櫻坂46「愛し合いなさい」が示す新たな可能性 センター・石森璃花が見せるギャップのある熱量

櫻坂46の9thシングル『自業自得』が6月26日にリリースされた。ダンスミュージック的な趣を感じさせる表題曲「自業自得」に続いて、BACKSメンバーによるカップリング曲「愛し合いなさい」のMVが公開。他にも「引きこもる時間はない」や「イザベルについて」などバラエティ豊かな楽曲が収録されているが、今回のBACKSメンバーによる楽曲は新たな可能性を感じさせた。

「愛し合いなさい」でセンターを務めているのは三期生の石森璃花。その両翼を同じ2002年生まれの武元唯衣、増本綺良が担い、2列目は遠藤理子、小島凪紗、小池美波、向井純葉、大沼晶保、3列目も小田倉麗奈、上村莉菜、幸阪茉里乃、齋藤冬優花、遠藤光莉と強力な布陣となっている。表題曲「自業自得」では初めて三期生から山下瞳月がセンターに選ばれたが、BACKS曲でも三期生の石森がセンターに抜擢されていることからわかるのは、三期生がすでにグループの中で重要な立場となっているということだ。昨年三期生単独で出演した『新参者 LIVE at THEATER MILANO-Za』を経てパフォーマンスの存在感はひしひしと感じるところで、今回の「愛し合いなさい」で石森が真ん中に立ったように、遠藤理子や小田倉、小島、向井の誰がいつセンターになってもおかしくはない。今作で村山美羽が初選抜入りを果たしたように、選抜入りのチャンスがいつでも転がっている。MVでは表題曲で存在感を見せる山下や的野美青を筆頭に、BACKS曲でも向井や小島がアンニュイな表情で曲の世界観を表現しており、早くも『9th Single BACKS LIVE!!』への期待が高まる映像となっていた。

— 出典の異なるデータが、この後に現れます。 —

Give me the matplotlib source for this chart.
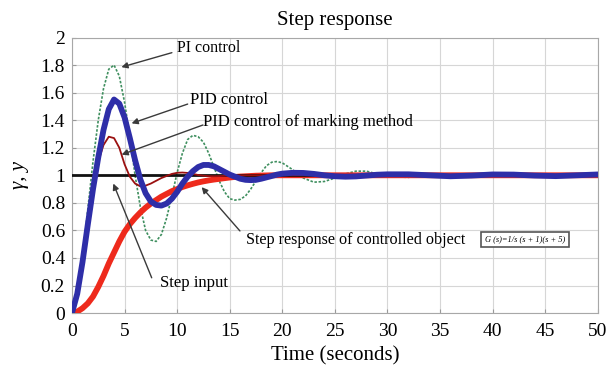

石森は選抜制の導入以降、初めてBACKSセンターを務め、8月に開催される『9th Single BACKS LIVE!!』では座長も担うことになる。6月15日、16日にかけて開催された『櫻坂46 4th ARENA TOUR 2024 新・櫻前線 -Go on back?- IN 東京ドーム』の初日公演のアンコールで『BACKS LIVE!!』の開催がサプライズ発表されると、会場は大きな歓声に包まれた。これまでBACKSメンバーとして先輩たちの姿を間近で見てきた石森は公式ブログの中で、「9枚目シングルを盛り上げられるように、櫻坂46に貢献できるように、精一杯頑張ります!」(※1)と意気込みを明かしていた。『そこ曲がったら、櫻坂?』(テレビ東京系)で明らかになったように女子力高いキャラ、あざといキャラが浸透してきている石森だが、凛々しい表情やしなやかなダンスなど、これまで見せてきたパフォーマンスは櫻坂46らしさを感じさせるものだった。

「愛し合いなさい」は、乃木坂46「君に叱られた」「I see…」のyouth case、Hey! Say! JUMPやSixTONESなどの楽曲を数多く手掛けるTAKAROT、King & PrinceやSexy Zoneの楽曲でも知られるShoma Yamamotoによる共作曲。80年代ディスコを思わせるレトロなサウンドとともに、愛することの尊さが力強いメッセージに乗せて歌われている。櫻坂46のカップリング曲は表題曲と比較して、自由度の高い、挑戦的な楽曲が多いが、今回も例にもれずメンバーたちの新たな表情を引き出している。

MV監督は、ClariS「コネクト」「ルミナス」やBiSH「どんなに君が変わっても僕がどんなふうに変わっても明日が来る君に会うため」などでも知られる映像ディレクターの酒井伸太郎。酒井が櫻坂46の楽曲を手掛けるのは本作が初めてとなる。酒井はカラーグレーディングを駆使したエモーショナルな映像を得意としており、本作でもモノクロと原色を使い分けながら、メンバーの個性を浮き彫りにしている。フロントの増本のアンニュイな表情、小池の存在感のあるダンスなど、普段はなかなか見られない映像となっており、メンバーそれぞれにフォーカスされているのがファンにとっても嬉しい。真っ黒な衣装からそれぞれ異なるカラーの衣装に変化する大サビでは、雨に打たれながら踊るメンバーの力強い姿を見ることができ、色彩の変化によって異なる表情が見られる、ファンにとっては二重で楽しめる映像となっている。

『櫻坂46 4th ARENA TOUR 2024 新・櫻前線 -Go on back?- IN 東京ドーム』でも同曲は披露されることはなかった。8月に開催される『9th Single BACKS LIVE!!』が初めてファンに向けてお披露目される場となるのだろう。三期生が中心となる『BACKS LIVE!!』で果たしてどのような熱いステージを届けてくれるのか。櫻坂46の夏が待ち遠しい。